── Entries provided
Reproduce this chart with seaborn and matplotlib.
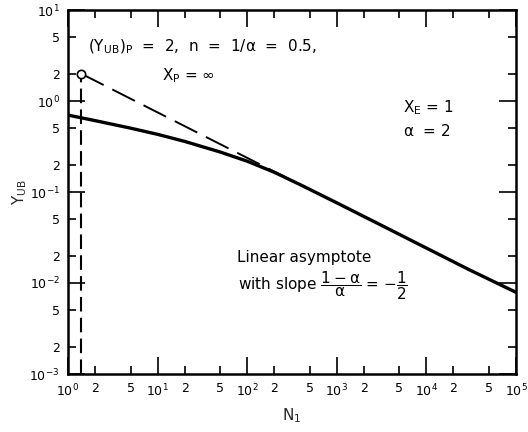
────
── Entries provided
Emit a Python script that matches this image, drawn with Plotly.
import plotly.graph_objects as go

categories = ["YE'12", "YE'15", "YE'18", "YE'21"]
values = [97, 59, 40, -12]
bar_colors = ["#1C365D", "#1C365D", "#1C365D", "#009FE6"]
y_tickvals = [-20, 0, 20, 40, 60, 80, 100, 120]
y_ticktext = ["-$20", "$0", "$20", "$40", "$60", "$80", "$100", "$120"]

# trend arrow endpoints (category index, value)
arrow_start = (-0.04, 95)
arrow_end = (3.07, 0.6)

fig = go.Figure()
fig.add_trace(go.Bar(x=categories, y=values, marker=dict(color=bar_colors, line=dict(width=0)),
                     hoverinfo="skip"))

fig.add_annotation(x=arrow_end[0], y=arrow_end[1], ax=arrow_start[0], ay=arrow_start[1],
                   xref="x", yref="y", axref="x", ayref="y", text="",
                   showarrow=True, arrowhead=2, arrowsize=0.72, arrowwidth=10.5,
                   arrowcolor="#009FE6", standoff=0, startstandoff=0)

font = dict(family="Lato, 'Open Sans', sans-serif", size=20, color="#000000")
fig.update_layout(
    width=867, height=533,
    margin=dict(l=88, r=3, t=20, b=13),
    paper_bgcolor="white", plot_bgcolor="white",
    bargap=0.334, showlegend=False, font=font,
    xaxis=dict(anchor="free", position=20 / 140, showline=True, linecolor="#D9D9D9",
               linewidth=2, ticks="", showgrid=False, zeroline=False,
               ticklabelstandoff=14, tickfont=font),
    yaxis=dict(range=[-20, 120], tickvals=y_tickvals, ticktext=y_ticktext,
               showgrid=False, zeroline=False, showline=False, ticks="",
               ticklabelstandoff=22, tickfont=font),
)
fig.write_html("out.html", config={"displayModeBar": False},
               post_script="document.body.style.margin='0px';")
────
── Entries provided
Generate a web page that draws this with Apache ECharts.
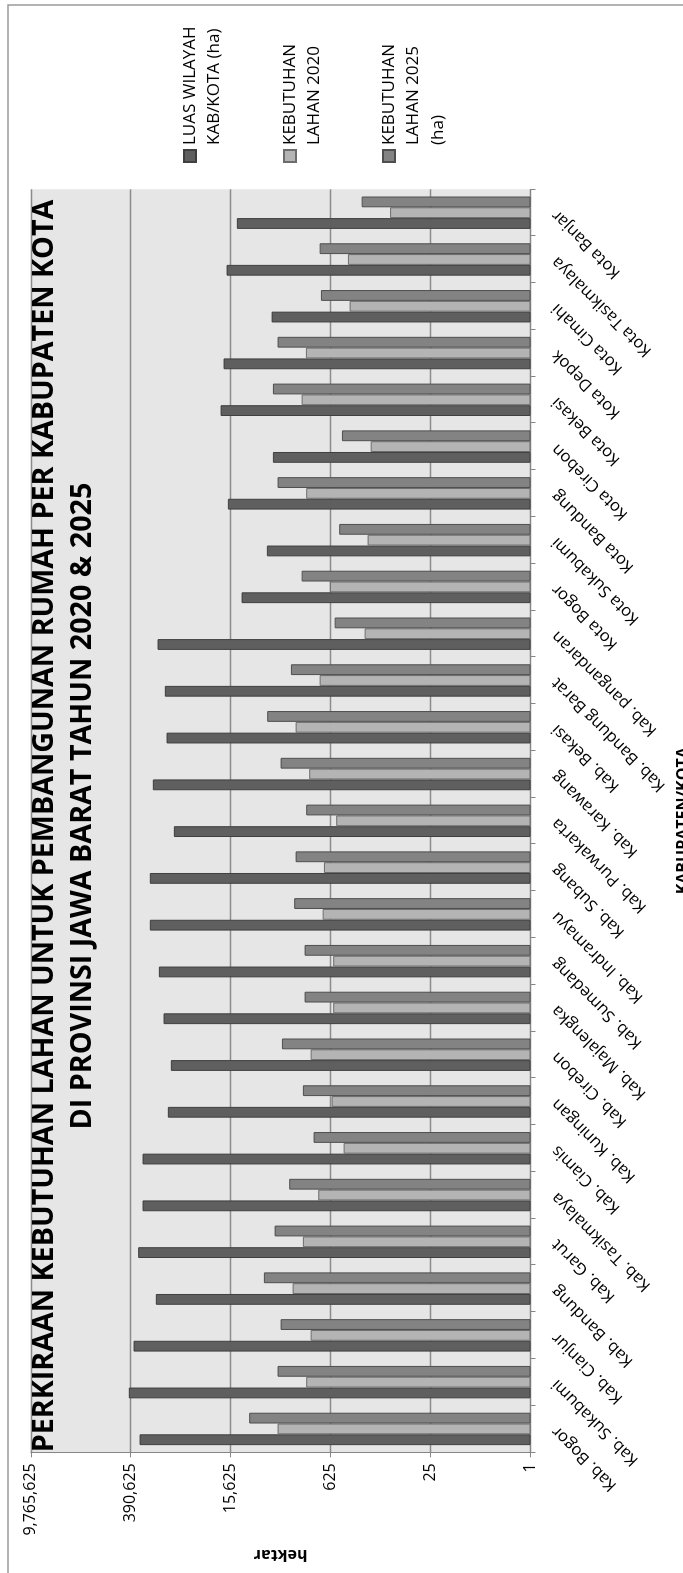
────
_To be done_
Identify all lines in the records above with the word "that".

_Solution to this problem_
Emit a Python script that matches this image, drawn with Plotly.
Generate a web page that draws this with Apache ECharts.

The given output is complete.